A new report from the Bureau of Justice Statistics, "Contacts Between Police and the Public, 2005," says that while the number of citizens of all races stopped or searched by law enforcement has dropped since 2002, minorities are still more likely than whites to be searched, arrested, and/or have force used against them.
From the report (PDF format):
• In both 2002 and 2005, white, black, and Hispanic drivers were stopped by police at similar rates, while blacks and Hispanics were more likely than whites to be searched by police.
• Male drivers were 3 times more likely than female drivers to be arrested, and black drivers were twice as likely as white drivers to be arrested.
• In both 2002 and 2005, blacks and Hispanics experienced police use of force at higher rates than whites.
• Blacks (4.4%) and Hispanics (2.3%) were more likely than whites (1.2%) to experience use of force during contact with police in 2005. Blacks accounted for 1 out of 10 contacts with police but 1 out of 4 contacts where force was used.
Further, perceptions about whether contact with police was justified vary by race:
Blacks (82.2%) were less likely than whites (91.6%) to feel the police acted properly during a contact. Racial differences in opinion about police behavior were not found across all types of contacts. No differences were found in the percentages of whites and blacks who felt the police behaved properly when helping with a traffic accident or providing assistance, such as giving directions.
While the majority of stopped drivers felt police had a legitimate reason for stopping them, driver opinion was not consistent across racial/ethnic categories. White (87.6%) and Hispanic drivers (85.1%) were more likely than black drivers (76.8%) to feel the stop was legitimate.
Driver opinion also varied depending on the reason for the traffic stop. A smaller percentage of black drivers stopped because of a vehicle defect (66.5%) or a record check (72.2%) felt they were stopped for a legitimate reason compared to white drivers pulled over for the same reasons (90.5% and 91.8%, respectively).
The authors of the report say findings of racial disparities are not evidence that minorities are treated differently, and "might be explained by countless other factors and circumstances that were not taken into account in the analysis."

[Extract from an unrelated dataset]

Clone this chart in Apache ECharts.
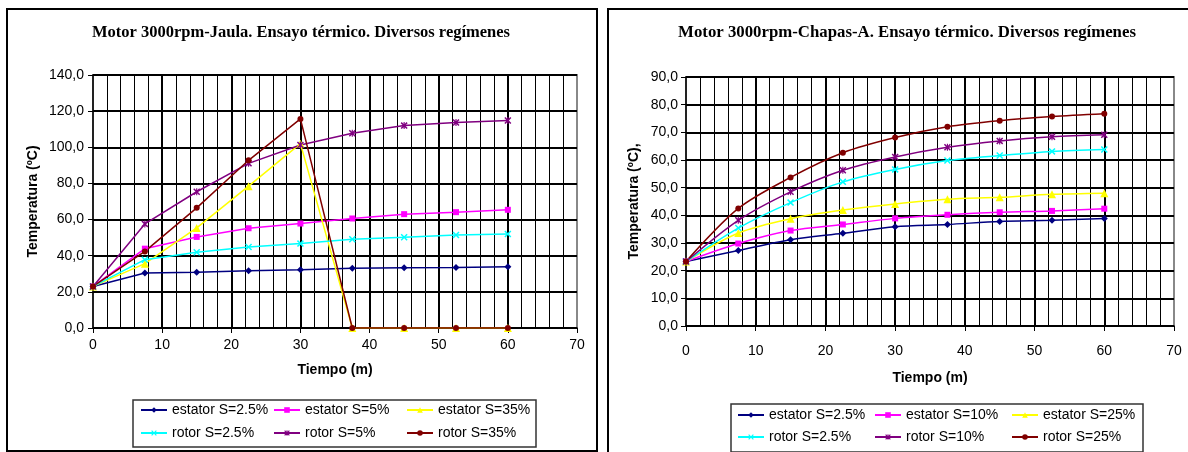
<!DOCTYPE html>
<html>
<head>
<meta charset="utf-8">
<script src="https://cdn.jsdelivr.net/npm/echarts@6/dist/echarts.min.js"></script>
<style>
html,body{margin:0;padding:0;background:#fff;}
#c{width:1188px;height:452px;}
</style>
</head>
<body>
<div id="c"></div>
<script>
// ---- data ----
const time = [0, 7.5, 15, 22.5, 30, 37.5, 45, 52.5, 60];

const leftTitle = 'Motor 3000rpm-Jaula. Ensayo térmico. Diversos regímenes';
const rightTitle = 'Motor 3000rpm-Chapas-A. Ensayo térmico. Diversos regímenes';
const yNameLeft = 'Temperatura (ºC)';
const yNameRight = 'Temperatura (ºC),';
const xName = 'Tiempo (m)';

const leftNames = ['estator S=2.5%', 'estator S=5%', 'estator S=35%', 'rotor S=2.5%', 'rotor S=5%', 'rotor S=35%'];
const jaulaEstator2_5 = [23.0, 30.4, 30.9, 31.7, 32.2, 33.0, 33.3, 33.5, 33.9];
const jaulaEstator5   = [23.0, 43.9, 50.4, 55.2, 57.8, 60.6, 63.0, 64.1, 65.4];
const jaulaEstator35  = [23.0, 35.6, 55.4, 78.5, 102.0, 0, 0, 0, 0];
const jaulaRotor2_5   = [23.0, 37.8, 41.9, 44.8, 46.7, 49.1, 50.2, 51.5, 52.0];
const jaulaRotor5     = [23.0, 57.6, 75.4, 91.1, 101.3, 107.8, 112.0, 113.7, 114.8];
const jaulaRotor35    = [23.0, 42.4, 66.5, 92.8, 115.7, 0, 0, 0, 0];

const rightNames = ['estator S=2.5%', 'estator S=10%', 'estator S=25%', 'rotor S=2.5%', 'rotor S=10%', 'rotor S=25%'];
const chapasEstator2_5 = [23.3, 27.3, 31.2, 33.5, 35.9, 36.7, 37.8, 38.2, 38.9];
const chapasEstator10  = [23.3, 29.8, 34.5, 36.7, 38.9, 40.2, 41.1, 41.6, 42.4];
const chapasEstator25  = [23.3, 33.6, 38.8, 41.9, 44.1, 45.8, 46.5, 47.6, 48.0];
const chapasRotor2_5   = [23.3, 35.4, 44.6, 52.1, 56.6, 59.8, 61.6, 63.1, 63.8];
const chapasRotor10    = [23.3, 38.2, 48.5, 56.3, 61.1, 64.6, 66.9, 68.4, 69.1];
const chapasRotor25    = [23.3, 42.5, 53.7, 62.6, 68.1, 72.0, 74.2, 75.7, 76.7];

// ---- styles ----
const SANS = "'Liberation Sans', Arial, sans-serif";
const SERIF = "'Liberation Serif', 'Times New Roman', serif";
const X_PATH = 'path://M0,1.5L1.5,0L5,3.5L8.5,0L10,1.5L6.5,5L10,8.5L8.5,10L5,6.5L1.5,10L0,8.5L3.5,5Z';
const AST_PATH = 'path://M0,1.5L1.5,0L5,3.5L8.5,0L10,1.5L6.5,5L10,8.5L8.5,10L5,6.5L1.5,10L0,8.5L3.5,5Z M4.2,0L5.8,0L5.8,10L4.2,10Z';
const styles = [
  {color:'#000080', symbol:'diamond', size:7},
  {color:'#FF00FF', symbol:'rect', size:6},
  {color:'#FFFF00', symbol:'triangle', size:8},
  {color:'#00FFFF', symbol:X_PATH, size:7},
  {color:'#800080', symbol:AST_PATH, size:7},
  {color:'#800000', symbol:'circle', size:6}
];

function mk(name, vals, st, idx, smooth) {
  return {
    type:'line', name:name, xAxisIndex:idx, yAxisIndex:idx,
    data: time.map((t,i)=>[t, vals[i]]),
    smooth: smooth, symbol: st.symbol, symbolSize: st.size,
    lineStyle:{color:st.color, width:1.5},
    itemStyle:{color:st.color},
    emphasis:{disabled:true}, animation:false
  };
}

const leftVals = [jaulaEstator2_5, jaulaEstator5, jaulaEstator35, jaulaRotor2_5, jaulaRotor5, jaulaRotor35];
const rightVals = [chapasEstator2_5, chapasEstator10, chapasEstator25, chapasRotor2_5, chapasRotor10, chapasRotor25];

const series = [];
leftVals.forEach((v,i)=>series.push(mk(leftNames[i], v, styles[i], 0, false)));
rightVals.forEach((v,i)=>series.push(mk(rightNames[i], v, styles[i], 1, 0.3)));

function xAx(idx, labelMargin, nameGap) {
  return {
    type:'value', gridIndex:idx, min:0, max:70, interval:10,
    name:xName, nameLocation:'middle', nameGap:nameGap,
    nameTextStyle:{fontFamily:SANS, fontSize:14, fontWeight:'bold', color:'#000'},
    axisLine:{show:true, onZero:false, lineStyle:{color:'#000', width:1.5}},
    axisTick:{show:true, length:5, lineStyle:{color:'#000', width:1}},
    axisLabel:{fontFamily:SANS, fontSize:14, color:'#000', margin:labelMargin},
    splitLine:{show:true, showMinLine:false, showMaxLine:false, lineStyle:{color:'#000', width:2}},
    minorTick:{show:false, splitNumber:5},
    minorSplitLine:{show:true, lineStyle:{color:'#000', width:1}}
  };
}
function yAx(idx, max, interval, name, nameGap, labelMargin) {
  return {
    type:'value', gridIndex:idx, min:0, max:max, interval:interval,
    name:name, nameLocation:'middle', nameGap:nameGap, nameRotate:90,
    nameTextStyle:{fontFamily:SANS, fontSize:14, fontWeight:'bold', color:'#000'},
    axisLine:{show:true, lineStyle:{color:'#000', width:1.5}},
    axisTick:{show:true, length:5, lineStyle:{color:'#000', width:1}},
    axisLabel:{fontFamily:SANS, fontSize:14, color:'#000', margin:labelMargin,
      formatter:(v)=>v.toFixed(1).replace('.', ',')},
    splitLine:{show:true, lineStyle:{color:'#000', width:2}}
  };
}

function legendItem(name, left, top) {
  return {
    data:[name], left:left, top:top, orient:'horizontal', padding:0,
    itemWidth:26, itemHeight:7, itemGap:0, selectedMode:false,
    textStyle:{fontFamily:SANS, fontSize:14, color:'#000'}
  };
}
const legends = [];
const lCols = [140, 273, 406], lRows = [403, 426];
const rCols = [737, 874, 1011], rRows = [408, 430];
leftNames.forEach((n,i)=>legends.push(legendItem(n, lCols[i%3], lRows[Math.floor(i/3)])));
rightNames.forEach((n,i)=>legends.push(legendItem(n, rCols[i%3], rRows[Math.floor(i/3)])));

const chart = echarts.init(document.getElementById('c'), null, {renderer:'canvas'});
chart.setOption({
  animation:false,
  backgroundColor:'#fff',
  title:[
    {text:leftTitle, left:301, top:24, padding:0, textAlign:'center',
     textStyle:{fontFamily:SERIF, fontSize:16.5, fontWeight:'bold', color:'#000'}},
    {text:rightTitle, left:907, top:24, padding:0, textAlign:'center',
     textStyle:{fontFamily:SERIF, fontSize:16.8, fontWeight:'bold', color:'#000'}}
  ],
  grid:[
    {left:93, top:75, width:484, height:253, show:true, backgroundColor:'#fff', borderColor:'#888', borderWidth:2},
    {left:686, top:77, width:488, height:249, show:true, backgroundColor:'#fff', borderColor:'#888', borderWidth:2}
  ],
  xAxis:[xAx(0, 10, 35), xAx(1, 18, 45)],
  yAxis:[yAx(0, 140, 20, yNameLeft, 53, 9), yAx(1, 90, 10, yNameRight, 45, 8)],
  legend:legends,
  graphic:[
    {type:'rect', shape:{x:7, y:9, width:590, height:442}, style:{fill:'none', stroke:'#000', lineWidth:2}, z:-10, silent:true},
    {type:'rect', shape:{x:608, y:9, width:590, height:450}, style:{fill:'none', stroke:'#000', lineWidth:2}, z:-10, silent:true},
    {type:'rect', shape:{x:133, y:400, width:403, height:47}, style:{fill:'none', stroke:'#333', lineWidth:1.5}, z:-10, silent:true},
    {type:'rect', shape:{x:731, y:404, width:412, height:48}, style:{fill:'none', stroke:'#333', lineWidth:1.5}, z:-10, silent:true}
  ],
  series:series
});
</script>
</body>
</html>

The ACLU takes a somewhat different view. Dennis Parker, Director of the ACLU's Racial Justice Project, stated in a recent press release:
"These findings demonstrate clear and significant racial disparities in the way in which motorists are treated once they have been stopped by law enforcement. The report found that blacks and Hispanics were roughly three times as likely to be searched during a traffic stop, blacks were twice as likely to be arrested and blacks were nearly four times as likely to experience the threat or use of force during interactions with the police.
And while the Department of Justice says that the higher rate of searches of blacks and Hispanics is not necessarily the result of racial bias, it begs a critical question: why are blacks and Hispanics subject to searches disproportionately? It's a question that needs to be answered."
There are also questions regarding why the Justice Department does not provide breakdown by race of cases where evidence of a crime was found following a search. The ACLU believes that this would show that many such searches are not justified:
"Moreover, there was a significant figure left out of this report - the racial breakdown of the number of searches that resulted in the discovery of illegal contraband. Previous reports demonstrated that while black and Hispanic drivers were more likely than whites to be searched by law enforcement during traffic stops, they were less likely to be harboring contraband. In 2005 the Justice Department went so far as to try to conceal these numbers. They even demoted the official, Lawrence A. Greenfeld, who compiled them. This report makes no mention of the racial breakdown of the hit rate. It's an eerie silence and the Justice Department needs to explain why this is not in the report."
The press release mentions a letter to U.S. Attorney General Alberto Gonzales in Aug. of 2005 from The Leadership Conference on Civil Rights signed by several prominent civil rights leaders regarding the suppression of the findings:
We are deeply concerned and dismayed by the reported efforts of political appointees in the Department to suppress or downplay these important findings. All of us who care about the fair administration of justice, including law enforcement agencies across the country, rely on the unbiased and apolitical work of BJS. Its reports are the gold standard for analysis of the state of our nation's criminal justice system. Integrity in law enforcement research should be a bedrock principle of the Department's work in this area. Attempts to undermine that integrity should not be tolerated.
Most importantly, the results of this study indicate a pressing need for the Administration to do more to address the persistent problem of racial profiling in America.
As we have argued in the past, racial profiling violates our nation's basic constitutional commitment to equality before the law. Racial profiling is also contrary to effective law enforcement -- whether used as a tool in the war against drugs or the war against terrorism, profiling fuels the perception in minority communities that the criminal justice system is unfair and undermines the trust between the police and the communities they serve.
The recent BJS study confirms that profiling by federal, state, and local law enforcement agencies is widespread, and that, despite the efforts of some states and local law enforcement agencies to address this problem, federal legislation is necessary.
There is no indication if A.G. Gonzales has any recollection of remembering if he received the letter or read it, but this appears to be more evidence that political influence in the Department of Justice is undermining civil rights enforcement.